VII Liability/compensation

  1. We are not liable for the slightly negligent breach of contractual obligations, unless these are essential contractual obligations.
  2. The same applies to the negligent breach of contractual obligations, provided that this does not result in damage to life, limb or health of the contractual partner. In the event of injury to life, limb and health, we shall also be liable for negligent breach of duty.
  3. In cases of grossly negligent breach of contractual obligations by simple vicarious agents (not legal representatives or executives), liability shall be limited to the amount of the average damage to be expected in the ordinary course of events.
  4. Our liability is limited in any case – except in the case of intentional breach of duty – to a maximum amount of EUR 1,000.00.
  5. Claims for compensation for damage that has not occurred to the item to be stored are excluded against us, unless we can be accused of intent or gross negligence or we are liable due to warranted characteristics.
  6. We shall not be liable for any permanent interruption of operations due to force majeure or other omissions or errors due to force majeure or circumstances beyond our control.
  7. We do not assume any liability for damages incurred by the customer or its contractual partners due to the fact that the customer does not know or does not observe the regulations applicable to it for the storage and archiving of material (in particular deadlines).
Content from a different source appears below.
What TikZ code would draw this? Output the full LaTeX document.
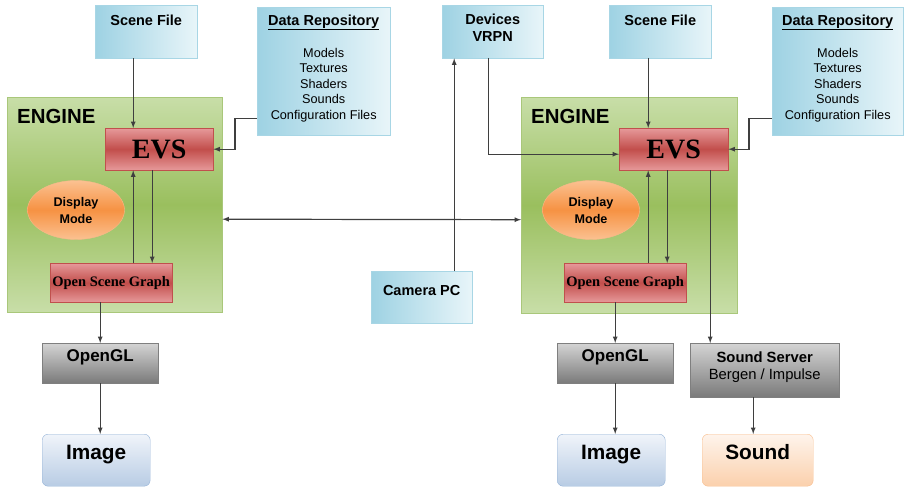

The responsibility for compliance with the legal provisions applicable to the customer in each case for the storage and archiving of material is the sole responsibility of the customer.
  8. The customer is obligated to indemnify us against any liability incurred by third parties as a result of the customer fulfilling its obligations set forth in sec. III. 7. – 9. of these General Terms and Conditions.

VIII Final Provisions

  1. German law shall apply exclusively to all legal relationships between us and the customer.
  2. The place of performance for all services is Hamburg.
  3. If the customer is a fully qualified merchant, it is hereby agreed that the exclusive place of jurisdiction for disputes of any kind shall be Hamburg.